Thursday, 4 February 2016

Why Bollywood award shows can't be taken too seriously

While watching the recent edition of Golden Globe Awards and the Stardust and Filmfare proceedings, I couldn’t help but pity our film awards to some-serious-non-definable levels. While we managed to ape some parts of western culture for the whole spot-on award ceremonies and the blingy glamorous red-carpet appearances, we forgot to take the most important cue from them; to actually honor those who deserve the laurels and to keep the agenda right.
Given the number of award shows in Bollywood, it's sensible to think that most of the ‘deserving’ talent- established and budding- will be acknowledged. But wait. Did I just forget to mention that each and every award show hands out the same award for the same criteria and if not all, some to the same people too.
While major chunk of the real talent is scrapped in the nomination level itself, some big names take home the awards for varied reasons that are beyond our comprehension. For most of our award ceremonies, as much as the final winner surprises us, it’s an even tougher fight to find a second deserving nominee. Although, there will always be 5-6 catchy nominations from a long list of people they might want to please, or those the organizers want to thank for some previous gesture or just utilize the nomination-card to convince the celebrities to actually attend the show.

awards-4

In a recent edition of a 'prestigious' film fraternity awards show, Sonam Kapoor was nominated for the Best Actor (Female) category for ‘Dolly ki Doli’ while there was no mention of the much deserving Richa Chadda for 'Masaan' or Kalki Koechlin for ‘Margarita with a Straw’. In another award show, she was even honoured with the Best Actress (Popular Choice) for her 'royal' film 'Prem Ratan Dhan Paaro'. It's equally surprising to see that some out-of-the-box movies including 'Drishyam', 'Talvar', 'Titli', 'Angry Indian Goddesses' and 'Masaan' didn't make it big this time.
So if Big B does a two minute cameo in some random film, for which he might not even be expecting a mention, he’s sure to receive a special mention with an even special award as per our traditions.



awards-6

This might be a little brutal to write but we’re so busy focusing on who’s performing on which item number, wearing what label, appearing with whom that with time we’ve just forgotten what award shows are for.
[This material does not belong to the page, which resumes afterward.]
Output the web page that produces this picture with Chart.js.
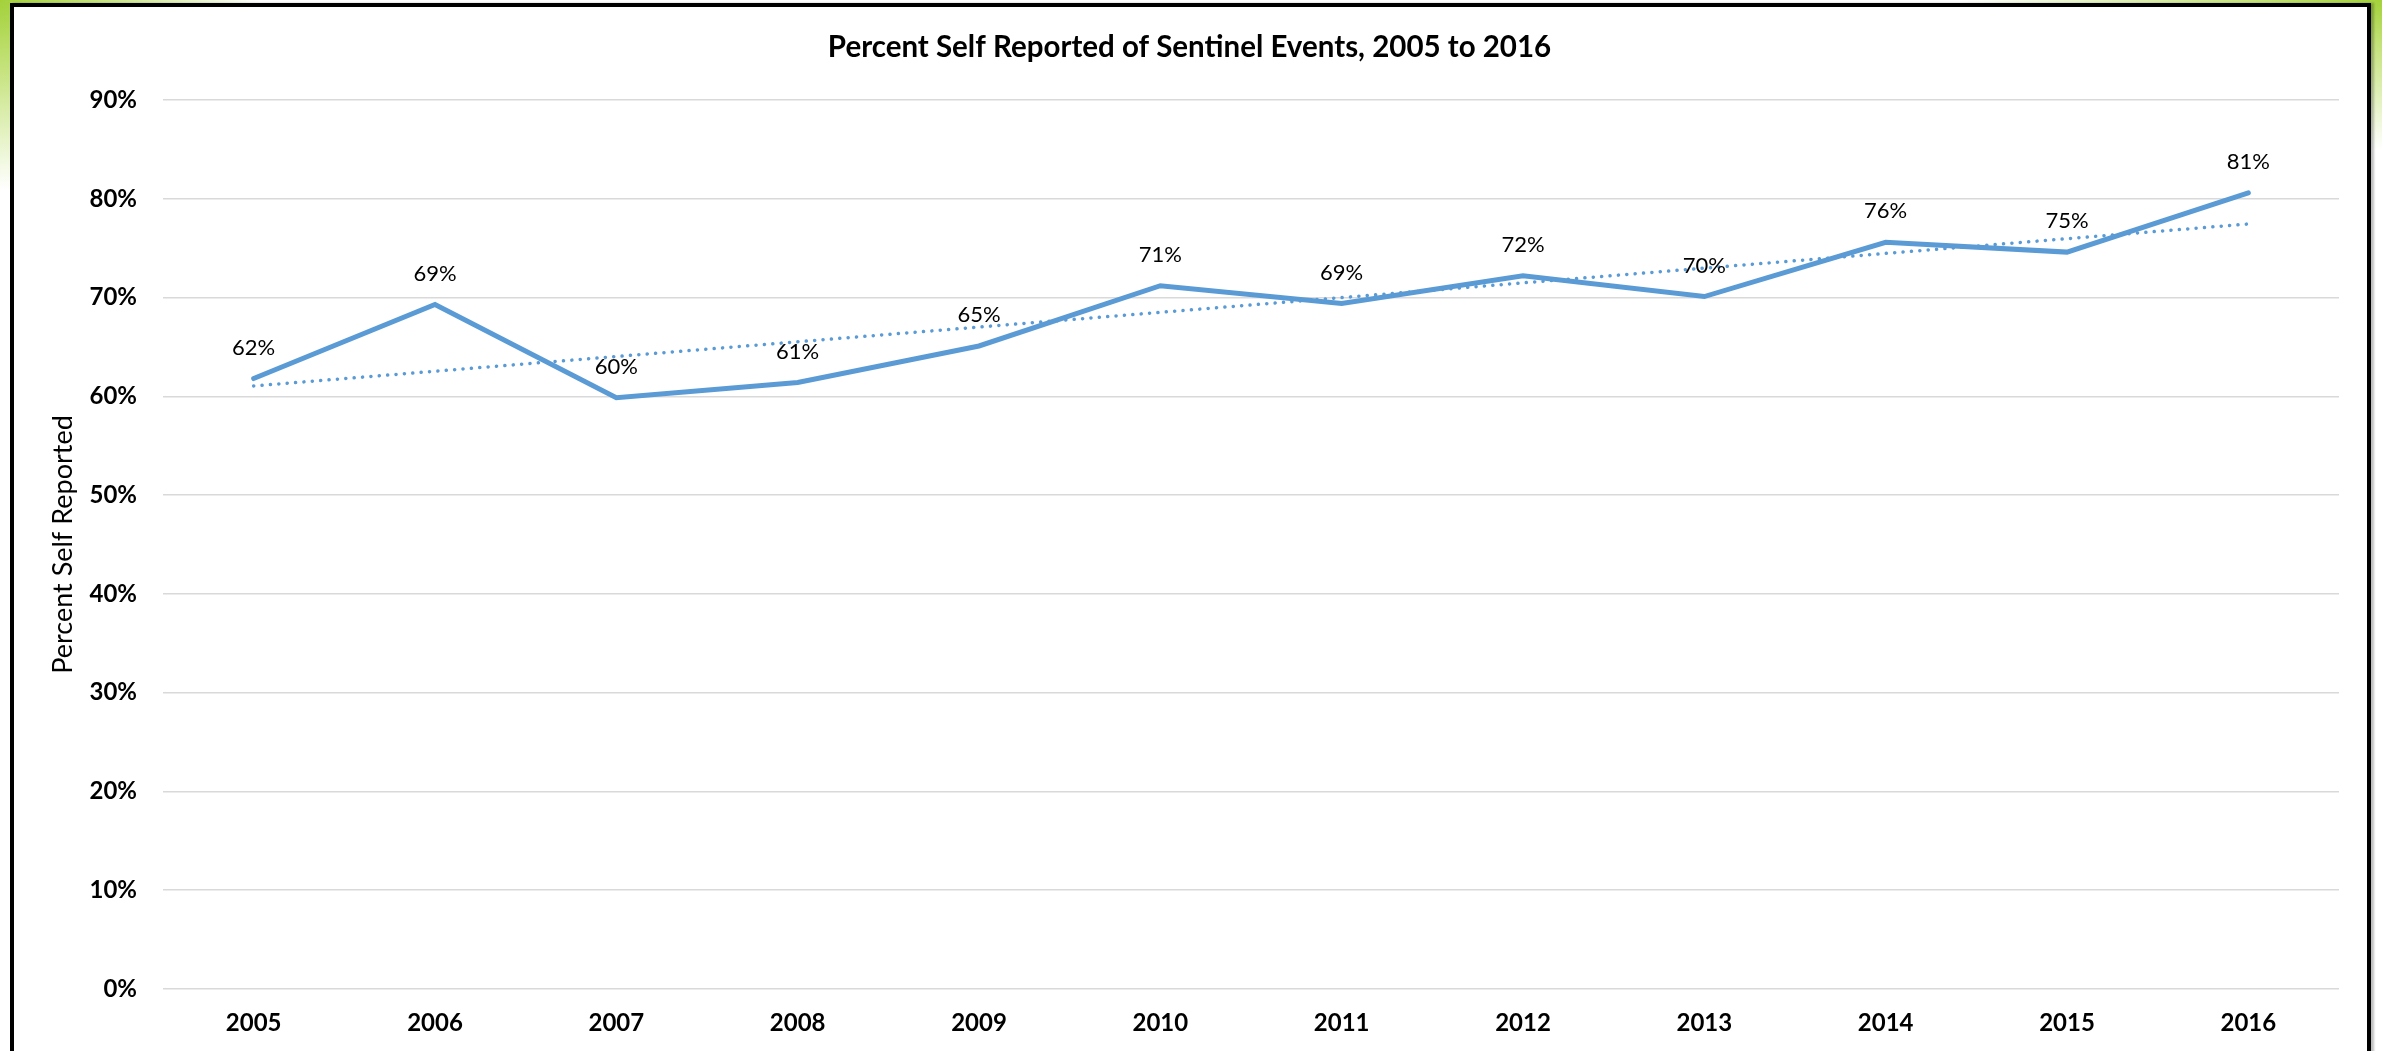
<!DOCTYPE html>
<html>
<head>
<meta charset="utf-8">
<title>Percent Self Reported of Sentinel Events</title>
<script src="https://cdn.jsdelivr.net/npm/chart.js@4.4.1/dist/chart.umd.min.js"></script>
<style>
  html, body {
    margin: 0;
    padding: 0;
    width: 2382px;
    height: 1051px;
    overflow: hidden;
    background:
      radial-gradient(ellipse 260px 190px at 0 0, #a3d13a 0%, #c4e27a 35%, rgba(255,255,255,0) 100%),
      radial-gradient(ellipse 420px 150px at 100% 0, #a3d13a 0%, #c4e27a 30%, rgba(255,255,255,0) 100%),
      #ffffff;
  }
  #frame {
    position: absolute;
    left: 10px;
    top: 3px;
    width: 2353px;
    height: 1100px;
    border: 4px solid #000;
    background: #fff;
    box-shadow: 3px 0 2px rgba(0,0,0,0.25);
  }
  #wrap {
    position: absolute;
    left: 0;
    top: 0;
    width: 2382px;
    height: 1051px;
  }
</style>
</head>
<body>
<div id="frame"></div>
<div id="wrap"><canvas id="myChart"></canvas></div>
<script>
let years = ['2005', '2006', '2007', '2008', '2009', '2010', '2011', '2012', '2013', '2014', '2015', '2016'];
let selfReported = [61.8, 69.3, 59.85, 61.4, 65.1, 71.2, 69.4, 72.2, 70.1, 75.6, 74.6, 80.6];
// linear trend, only its two ends are given
let trend = [61.05, null, null, null, null, null, null, null, null, null, null, 77.45];
let yTicks = [0, 10, 20, 30, 40, 50, 60, 70, 80, 90];

const lineBlue = '#5b9bd5';

// percent labels above each point of the main series
const pointLabels = {
    id: 'pointLabels',
    afterDatasetsDraw(chart) {
        const ctx = chart.ctx;
        const meta = chart.getDatasetMeta(0);
        ctx.save();
        ctx.font = '22px Lato';
        ctx.fillStyle = '#000';
        ctx.textAlign = 'center';
        ctx.textBaseline = 'middle';
        meta.data.forEach((pt, j) => {
            ctx.fillText(Math.round(selfReported[j]) + '%', pt.x, pt.y - 31);
        });
        ctx.restore();
    }
};

const ctx = document.getElementById('myChart');

new Chart(ctx, {
    type: 'line',
    data: {
        labels: years,
        datasets: [{
            label: 'Percent Self Reported',
            data: selfReported,
            borderColor: lineBlue,
            borderWidth: 5,
            pointRadius: 0,
            tension: 0,
            borderCapStyle: 'round',
            borderJoinStyle: 'miter'
        }, {
            label: 'Linear trend',
            data: trend,
            borderColor: lineBlue,
            borderWidth: 3.5,
            borderDash: [0.1, 8.3],
            borderCapStyle: 'round',
            pointRadius: 0,
            spanGaps: true
        }]
    },
    options: {
        responsive: true,
        maintainAspectRatio: false,
        animation: false,
        layout: {
            padding: { left: 40, right: 43, top: 0, bottom: 0 }
        },
        plugins: {
            legend: { display: false },
            tooltip: { enabled: false },
            title: {
                display: true,
                text: 'Percent Self Reported of Sentinel Events, 2005 to 2016',
                color: '#000',
                font: { family: 'Lato', size: 29.5, weight: 'bold', lineHeight: 1.2 },
                padding: { top: 29.3, bottom: 35.3 }
            }
        },
        scales: {
            x: {
                offset: true,
                grid: { display: false, drawTicks: false },
                border: { display: false },
                ticks: {
                    color: '#000',
                    padding: 20,
                    font: { family: 'Lato', size: 24, weight: 'bold' }
                },
                afterFit(scale) {
                    scale.height = 62;
                }
            },
            y: {
                min: 0,
                max: 90,
                afterBuildTicks(scale) {
                    scale.ticks = yTicks.map(v => ({ value: v }));
                },
                grid: { color: '#d9d9d9', lineWidth: 1.5, drawTicks: false },
                border: { display: false },
                ticks: {
                    color: '#000',
                    padding: 26,
                    font: { family: 'Lato', size: 24, weight: 'bold' },
                    callback: v => v + '%'
                },
                title: {
                    display: true,
                    text: 'Percent Self Reported',
                    color: '#000',
                    font: { family: 'Lato', size: 27 },
                    padding: { top: 6.8, bottom: 0 }
                },
                afterFit(scale) {
                    scale.width = 123;
                }
            }
        }
    },
    plugins: [pointLabels]
});
</script>
</body>
</html>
Staged-scripted anchoring which anchors try to portray as ‘impromptu’ (only making it worse), peppy dance sequences, big names-big speeches and oh, a l-o-n-g list of sponsors before every category, ad-break and performances are what our awards shows actually constitute of.
If even half of the thought that goes into the naach-gaana sequences, actually goes to deciding the final awardees, our shows might just get a little more worthy. Why can’t we have award shows that really matter, the ones which we can actually call credible? Why can’t we have laurels that actually speak for the year that went by? Why can’t we have shows where critic awards don’t end up looking like consolation prizes? Why can’t we have trophies given on the basis of only what the category demands?
Such 'whys' remain to be answered and to worked up on for the years to come.